Second, the inclusion of “morals” as a ground for restricting freedom of expression, while part of the leading international standards drafted in the 1950s and ’60s (principally, the International Covenant on Civil and Political Rights (ICCPR) and the European Convention on Human Rights), has since then been shown to be highly problematic. “Morals” is so broad and ill-defined that it can be, and has been, used to prohibit a wide range of political, religious and artistic expression which warrants protection. To the extent that the government wishes to have express authority to protect the sensibilities of children, a phrase could be included which would, for instance, authorize the government to protect “the morals of children”. A solution which ARTICLE 19 prefers would be to delete “morals, or human dignity and honor” and replace them with the words “the rights and freedoms of others”. 

Third, the paragraph does not specify that any restrictions must be necessary to protect the enumerated grounds for restriction, and does not make clear that the restrictions must be set forth in law. 

ARTICLE 19 has two lesser concerns about the current draft of article 19. While the first sentence guarantees the right to receive and propagate information, it does not guarantee the right to seek information. The right to seek information and ideas is set forth in article 19 of the ICCPR (although it is omitted from the European Convention on Human Rights). The right to seek information has been interpreted to require governments to establish procedures by which individuals may petition for information held by the government even though they may ultimately be denied access to such information. The provision of adequate procedures at the least provides protection against arbitrary refusal of requests for information. 

The international standards, including the European Convention and the ICCPR, guarantee freedom of expression “regardless of frontiers”. The drafters of the Estonian Constitution might consider including such a phrase in order to make explicit that the government may not subject materials from outside Estonia’s borders to harsher controls than those to which materials produced within Estonia are subjected. 

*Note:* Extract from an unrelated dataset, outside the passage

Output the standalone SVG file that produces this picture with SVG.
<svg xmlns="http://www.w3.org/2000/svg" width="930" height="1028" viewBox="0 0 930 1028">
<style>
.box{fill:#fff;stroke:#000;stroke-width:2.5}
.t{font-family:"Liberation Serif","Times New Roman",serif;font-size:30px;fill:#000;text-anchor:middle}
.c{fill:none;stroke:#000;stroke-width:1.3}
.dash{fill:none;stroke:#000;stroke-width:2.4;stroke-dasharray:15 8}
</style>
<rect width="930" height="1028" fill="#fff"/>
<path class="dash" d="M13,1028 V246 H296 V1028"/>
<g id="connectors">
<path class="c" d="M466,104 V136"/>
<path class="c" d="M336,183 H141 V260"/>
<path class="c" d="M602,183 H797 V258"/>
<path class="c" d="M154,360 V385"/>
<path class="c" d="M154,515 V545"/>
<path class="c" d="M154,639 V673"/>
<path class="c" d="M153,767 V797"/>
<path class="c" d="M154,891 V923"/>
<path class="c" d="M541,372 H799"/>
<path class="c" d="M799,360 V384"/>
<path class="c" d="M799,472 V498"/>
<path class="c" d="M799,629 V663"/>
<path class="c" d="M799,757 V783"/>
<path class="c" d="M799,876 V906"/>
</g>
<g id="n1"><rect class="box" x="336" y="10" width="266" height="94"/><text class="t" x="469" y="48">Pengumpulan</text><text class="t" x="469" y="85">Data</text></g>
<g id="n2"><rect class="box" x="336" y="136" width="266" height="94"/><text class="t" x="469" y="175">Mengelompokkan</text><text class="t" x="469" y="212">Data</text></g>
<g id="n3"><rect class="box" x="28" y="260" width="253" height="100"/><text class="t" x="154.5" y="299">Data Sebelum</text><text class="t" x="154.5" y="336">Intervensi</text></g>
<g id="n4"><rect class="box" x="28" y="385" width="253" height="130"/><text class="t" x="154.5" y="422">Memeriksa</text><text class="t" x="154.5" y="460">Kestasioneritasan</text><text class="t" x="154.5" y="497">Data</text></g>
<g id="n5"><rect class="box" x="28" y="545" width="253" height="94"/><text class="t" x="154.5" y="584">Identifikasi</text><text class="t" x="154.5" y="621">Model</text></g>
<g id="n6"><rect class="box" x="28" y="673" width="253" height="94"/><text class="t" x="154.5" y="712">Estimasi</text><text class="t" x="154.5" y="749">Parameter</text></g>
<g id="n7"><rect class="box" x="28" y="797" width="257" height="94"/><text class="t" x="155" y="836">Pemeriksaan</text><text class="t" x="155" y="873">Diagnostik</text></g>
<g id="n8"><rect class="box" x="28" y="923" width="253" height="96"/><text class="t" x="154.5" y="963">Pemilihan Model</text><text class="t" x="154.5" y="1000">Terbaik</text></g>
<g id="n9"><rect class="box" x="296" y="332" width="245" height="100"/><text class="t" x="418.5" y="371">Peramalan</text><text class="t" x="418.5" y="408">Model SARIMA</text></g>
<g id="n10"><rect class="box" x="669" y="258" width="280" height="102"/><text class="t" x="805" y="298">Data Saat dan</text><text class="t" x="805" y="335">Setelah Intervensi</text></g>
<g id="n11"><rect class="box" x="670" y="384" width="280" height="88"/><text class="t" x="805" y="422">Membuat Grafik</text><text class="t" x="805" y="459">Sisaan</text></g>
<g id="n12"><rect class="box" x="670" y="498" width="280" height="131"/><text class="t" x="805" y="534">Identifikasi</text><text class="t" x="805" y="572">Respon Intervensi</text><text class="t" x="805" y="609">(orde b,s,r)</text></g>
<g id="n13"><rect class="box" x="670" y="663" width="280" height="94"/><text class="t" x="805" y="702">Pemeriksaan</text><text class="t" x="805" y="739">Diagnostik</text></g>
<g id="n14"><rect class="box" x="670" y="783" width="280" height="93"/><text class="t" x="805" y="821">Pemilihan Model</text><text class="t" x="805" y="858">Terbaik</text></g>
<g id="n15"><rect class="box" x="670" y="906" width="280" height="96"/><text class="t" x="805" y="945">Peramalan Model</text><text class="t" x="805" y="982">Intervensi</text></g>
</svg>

In sum, ARTICLE 19 would recommend the following reformulation of article 19, paragraph 1: 

Everyone shall have the right freely to seek, receive and impart information, regardless of frontiers, and to express his or her opinions orally, in print, by picture or image, or through any other media. 

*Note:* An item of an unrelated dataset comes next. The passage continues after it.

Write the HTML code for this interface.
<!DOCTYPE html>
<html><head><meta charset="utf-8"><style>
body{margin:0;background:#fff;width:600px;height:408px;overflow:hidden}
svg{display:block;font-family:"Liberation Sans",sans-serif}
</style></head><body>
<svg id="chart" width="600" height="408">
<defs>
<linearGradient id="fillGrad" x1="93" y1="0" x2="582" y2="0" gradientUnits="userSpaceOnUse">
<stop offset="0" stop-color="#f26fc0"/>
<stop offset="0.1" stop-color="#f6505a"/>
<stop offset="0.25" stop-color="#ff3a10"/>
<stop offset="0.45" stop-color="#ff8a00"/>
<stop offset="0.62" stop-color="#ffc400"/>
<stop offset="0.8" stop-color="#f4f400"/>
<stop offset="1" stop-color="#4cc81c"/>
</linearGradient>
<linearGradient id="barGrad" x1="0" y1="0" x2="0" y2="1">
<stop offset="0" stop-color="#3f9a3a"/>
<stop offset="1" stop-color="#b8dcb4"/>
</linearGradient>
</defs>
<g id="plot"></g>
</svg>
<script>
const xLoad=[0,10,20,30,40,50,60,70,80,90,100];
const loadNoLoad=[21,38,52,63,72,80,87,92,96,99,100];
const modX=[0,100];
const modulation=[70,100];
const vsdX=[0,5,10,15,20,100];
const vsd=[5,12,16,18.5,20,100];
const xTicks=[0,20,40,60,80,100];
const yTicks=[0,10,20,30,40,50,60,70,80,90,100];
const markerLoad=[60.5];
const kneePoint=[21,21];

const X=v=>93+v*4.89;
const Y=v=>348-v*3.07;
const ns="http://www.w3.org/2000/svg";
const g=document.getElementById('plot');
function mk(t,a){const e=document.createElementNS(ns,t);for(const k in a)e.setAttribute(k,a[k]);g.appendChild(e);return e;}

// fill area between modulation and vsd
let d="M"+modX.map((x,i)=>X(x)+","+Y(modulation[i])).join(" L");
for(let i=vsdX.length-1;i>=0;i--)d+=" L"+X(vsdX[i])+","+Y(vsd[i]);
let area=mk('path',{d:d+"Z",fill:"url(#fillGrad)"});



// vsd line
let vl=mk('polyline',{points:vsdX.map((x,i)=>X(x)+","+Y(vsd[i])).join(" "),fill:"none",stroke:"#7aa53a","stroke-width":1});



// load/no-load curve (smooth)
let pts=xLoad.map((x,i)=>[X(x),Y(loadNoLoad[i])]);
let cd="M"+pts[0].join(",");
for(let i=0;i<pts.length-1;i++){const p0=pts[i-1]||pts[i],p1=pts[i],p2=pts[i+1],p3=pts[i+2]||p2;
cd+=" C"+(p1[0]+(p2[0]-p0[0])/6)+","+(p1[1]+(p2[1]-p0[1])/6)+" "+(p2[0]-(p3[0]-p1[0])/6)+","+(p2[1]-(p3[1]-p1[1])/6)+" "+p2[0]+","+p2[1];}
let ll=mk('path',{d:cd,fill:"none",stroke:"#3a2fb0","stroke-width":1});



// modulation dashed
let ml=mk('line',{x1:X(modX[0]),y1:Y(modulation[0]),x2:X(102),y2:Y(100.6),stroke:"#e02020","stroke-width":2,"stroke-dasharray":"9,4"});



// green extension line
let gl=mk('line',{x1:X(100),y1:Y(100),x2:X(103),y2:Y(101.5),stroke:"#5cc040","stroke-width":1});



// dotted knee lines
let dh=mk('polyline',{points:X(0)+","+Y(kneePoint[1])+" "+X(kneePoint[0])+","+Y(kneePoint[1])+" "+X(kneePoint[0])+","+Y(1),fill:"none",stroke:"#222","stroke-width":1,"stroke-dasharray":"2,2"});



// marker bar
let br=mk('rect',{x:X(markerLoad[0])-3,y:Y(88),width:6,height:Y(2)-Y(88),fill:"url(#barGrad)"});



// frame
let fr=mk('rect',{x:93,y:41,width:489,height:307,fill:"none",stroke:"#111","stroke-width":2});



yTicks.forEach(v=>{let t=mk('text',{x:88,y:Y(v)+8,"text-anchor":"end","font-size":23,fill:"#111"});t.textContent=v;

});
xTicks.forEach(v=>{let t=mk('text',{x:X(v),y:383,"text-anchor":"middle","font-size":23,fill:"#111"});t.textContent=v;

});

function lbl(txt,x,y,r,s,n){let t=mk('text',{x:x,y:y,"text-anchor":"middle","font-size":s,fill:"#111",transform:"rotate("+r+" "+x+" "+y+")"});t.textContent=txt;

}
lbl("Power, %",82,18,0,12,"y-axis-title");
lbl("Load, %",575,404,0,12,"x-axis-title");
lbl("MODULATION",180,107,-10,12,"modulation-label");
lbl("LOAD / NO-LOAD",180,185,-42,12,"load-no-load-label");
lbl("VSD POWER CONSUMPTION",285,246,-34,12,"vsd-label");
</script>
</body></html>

This freedom may be restricted only by duly enacted law, and only as necessary in a democratic society to protect national security, public order, or the rights and freedoms of others. 

2. Article 10, paragraph 2 currently reads: 

The propagation of national, racial or religious hatred shall be prohibited. 

ARTICLE 19 recommends that that sentence be moved to article 19. Our first suggestion would be to incorporate this prohibition into the general limitation clause of article 19 by adding to the end of our proposed article 19, sentence 2: 

… or to prevent incitement to national, racial or religious hatred. 

The virtue of this approach is that it makes clear that any restriction on expression must be necessary to prevent incitement, and must be regarded as an exception to the general rule of full freedom of expression. 

In the alternative, ARTICLE 19 recommends that the current Article 10, paragraph 2 be added to Article 19 so that it follows the second sentence and that the following two additional changes be made. 

First, ARTICLE 19 suggests that the words “propagation of” be replaced with “incitement to”. “Propagation” covers a broader range of activities than does “incitement” and there is even less international consensus concerning its core meaning. “Propagation” is not a word found in the main international treaty provisions concerning national, racial or religious hatred. The closest reference may be found in the International Convention on the Elimination of All Forms of Racial Discrimination, article 4 of which calls on states parties to condemn “propaganda … based on ideas or theories of superiority of one race or group of person of one colour or ethnic origin”. 

“Propagation” generally is understood to mean “dissemination” or “promotion”. The verb “propagate” is used in article 19 of the current draft Constitution to mean “impart” (see excerpt of article 19 on page 1 of this memo). 

“Incitement” is a word which is most precisely defined in U.S. jurisprudence. There, “incitement” is defined to mean provocation or encouragement which is substantially likely to lead to imminent unlawful action, and is contrasted with mere “advocacy”, which is the promotion of an idea or course of action which is not likely to be the direct cause of imminent action (see Brandenburg v. Ohio (1969)). “Advocacy” and “incitement” are both used in paragraph 2 of article 20 of the International Covenant on Civil and Political Rights, which requires states parties to prohibit by law “[a]ny advocacy of national, racial or religious hatred that constitutes incitement to discrimination, hostility or violence”. While few international experts would go so far as to maintain that “incitement” in article 20 has the meaning given to it in U.S. jurisprudence, a developing, internationally held interpretation is that “incitement” implies some form of causal relationship with unlawful action. 

Second, ARTICLE 19 suggests that the words “which is reasonably likely to provoke violence or to cause intimidation or fear” be added after the word “hatred”. These words are recommended in order to narrow the prohibition so that it would punish only the type of expression which threatens public order or causes fear to individuals and to minimize the potential to punish speech which warrants protection. (For instance, the paragraph as now written could be used to prohibit a great deal of “rap” music and much of the writings of the black power movement in the United States.)